Hacker News new | ask | show | jobs
by mgradowski 2015 days ago
Regarding [1], many OpenCV functions in Python support an optional dst argument, similar to how they do in the C++ API. This makes the memory management situation not completely hopeless.

In my experience, the only drawback of the Python API is the fact that it cannot utilize the multithreading module (probably does not release the GIL for long calls).

1 comments

I believe many (most?) opencv & numpy operations release the GIL.

Good point about OpenCV's in-place operations. Sometimes it's tricky/impossible to do that in numpy if you need to implement something that OpenCV doesn't provide. For example the C code that I linked in my previous comment, we wrote as an optimization of OpenCV's `matchTemplate` when the inputs meet a specific condition (that both input images are the same size). In C we do the multiplications as we iterate over the images and we maintain a rolling sum in a single variable. In numpy you can't really do this, you have to multiply the whole array and then sum the result.

For 720p images our C implementation[1] was 100x faster than our numpy implementation[2], and 10x faster than numba[3].

[1]: https://github.com/stb-tester/stb-tester/blob/v32/_stbt/sqdi...

[2]: https://github.com/stb-tester/stb-tester/pull/566/files#diff...

[3]: https://github.com/stb-tester/stb-tester/pull/566/files#diff...

That's a nice and tidy codebase, real pleasure to read.

> I believe many (most?) opencv & numpy operations release the GIL.

Any idea how I can determine this? I am prototyping a real time machine vision application targeting 2x720p@240fps and I want to avoid writing any C++ for as long as possible.

I don't know much about Python's C API, but this is the line in the OpenCV Python bindings that drops the GIL: https://github.com/opencv/opencv/blob/4.5.0/modules/python/s...
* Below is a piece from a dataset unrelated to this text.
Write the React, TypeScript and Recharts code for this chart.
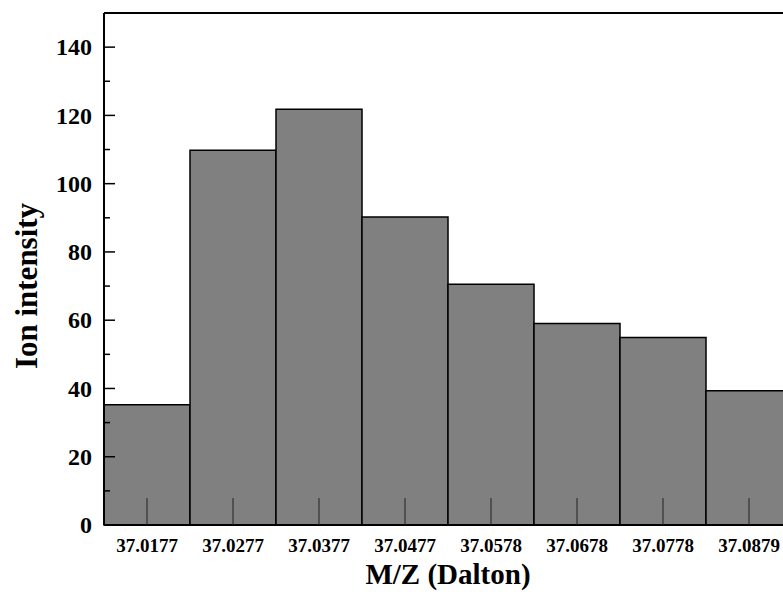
import { BarChart, Bar, XAxis, YAxis, Label } from "recharts";

const categories = [
  "37.0177",
  "37.0277",
  "37.0377",
  "37.0477",
  "37.0578",
  "37.0678",
  "37.0778",
  "37.0879",
];
const intensity = [35.2, 109.8, 121.8, 90.2, 70.5, 59, 54.9, 39.3];
const yTicks = [0, 10, 20, 30, 40, 50, 60, 70, 80, 90, 100, 110, 120, 130, 140, 150];

const data = categories.map((mz, i) => ({ mz, intensity: intensity[i] }));

const FONT = '"Liberation Serif", "Times New Roman", serif';

// y ticks point inward; only every 20 gets a label
function YTick(props: any) {
  const { x, y, payload } = props;
  const major = payload.value % 20 === 0;
  return (
    <g>
      <line x1={x} x2={x + (major ? 11 : 6)} y1={y} y2={y} stroke="#000" strokeWidth={1.5} />
      {major && (
        <text
          x={x - 12}
          y={y}
          dy="0.34em"
          textAnchor="end"
          fontFamily={FONT}
          fontWeight="bold"
          fontSize={24}
          fill="#000"
        >
          {payload.value}
        </text>
      )}
    </g>
  );
}

function XTick(props: any) {
  const { x, y, payload } = props;
  return (
    <g>
      <line x1={x} x2={x} y1={y} y2={y - 27} stroke="#222" strokeWidth={1} />
      <text
        x={x}
        y={y + 27}
        textAnchor="middle"
        fontFamily={FONT}
        fontWeight="bold"
        fontSize={19}
        fill="#000"
      >
        {payload.value}
      </text>
    </g>
  );
}

export default function App() {
  return (
    <div
      style={{
        position: "fixed",
        left: 0,
        top: 0,
        width: 783,
        height: 592,
        overflow: "hidden",
        background: "#fff",
      }}
    >
      <BarChart
        width={800}
        height={592}
        data={data}
        barCategoryGap={0}
        margin={{ top: 12, right: 8, left: 0, bottom: 0 }}
      >
        <XAxis
          dataKey="mz"
          height={67}
          interval={0}
          tickLine={false}
          tickSize={0}
          tickMargin={0}
          tick={<XTick />}
          axisLine={{ stroke: "#000", strokeWidth: 2 }}
        >
          <Label
            value="M/Z (Dalton)"
            position="insideBottom"
            offset={8}
            fontFamily={FONT}
            fontWeight="bold"
            fontSize={29}
            fill="#000"
          />
        </XAxis>
        {/* frame top edge */}
        <XAxis
          xAxisId="top"
          dataKey="mz"
          orientation="top"
          height={1}
          tick={false}
          tickLine={false}
          axisLine={{ stroke: "#000", strokeWidth: 2 }}
        />
        <YAxis
          width={104}
          domain={[0, 150]}
          ticks={yTicks}
          interval={0}
          tickLine={false}
          tickSize={0}
          tickMargin={0}
          tick={<YTick />}
          axisLine={{ stroke: "#000", strokeWidth: 2 }}
        >
          <Label
            content={(p: any) => {
              const vb = p.viewBox;
              const cx = vb.x + 37;
              const cy = vb.y + vb.height / 2 + 17;
              return (
                <text
                  x={cx}
                  y={cy}
                  transform={`rotate(-90 ${cx} ${cy})`}
                  textAnchor="middle"
                  fontFamily={FONT}
                  fontWeight="bold"
                  fontSize={31}
                  fill="#000"
                >
                  Ion intensity
                </text>
              );
            }}
          />
        </YAxis>
        <Bar
          dataKey="intensity"
          fill="#808080"
          stroke="#000"
          strokeWidth={1.5}
          isAnimationActive={false}
        />
      </BarChart>
    </div>
  );
}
(see https://docs.python.org/3/c-api/init.html#releasing-the-gil-... in the Python C API manual).

That's only called from the ERRWRAP2 macro here: https://github.com/opencv/opencv/blob/4.5.0/modules/python/s...

That macro, in turn, is called from gen_template_func_body in gen2.py: https://github.com/opencv/opencv/blob/4.5.0/modules/python/s...

And that seems to be a code generator that is generating the bindings for all the OpenCV functions: https://github.com/opencv/opencv/blob/4.5.0/modules/python/s...

As to testing this, on Linux I'd run `atop` to see if your program is using all available CPUs.

Nice spelunking! If there is hope of avoiding C++ altogether, then I'll try testing it again on something beefier than my laptop. Thanks for taking the time and effort.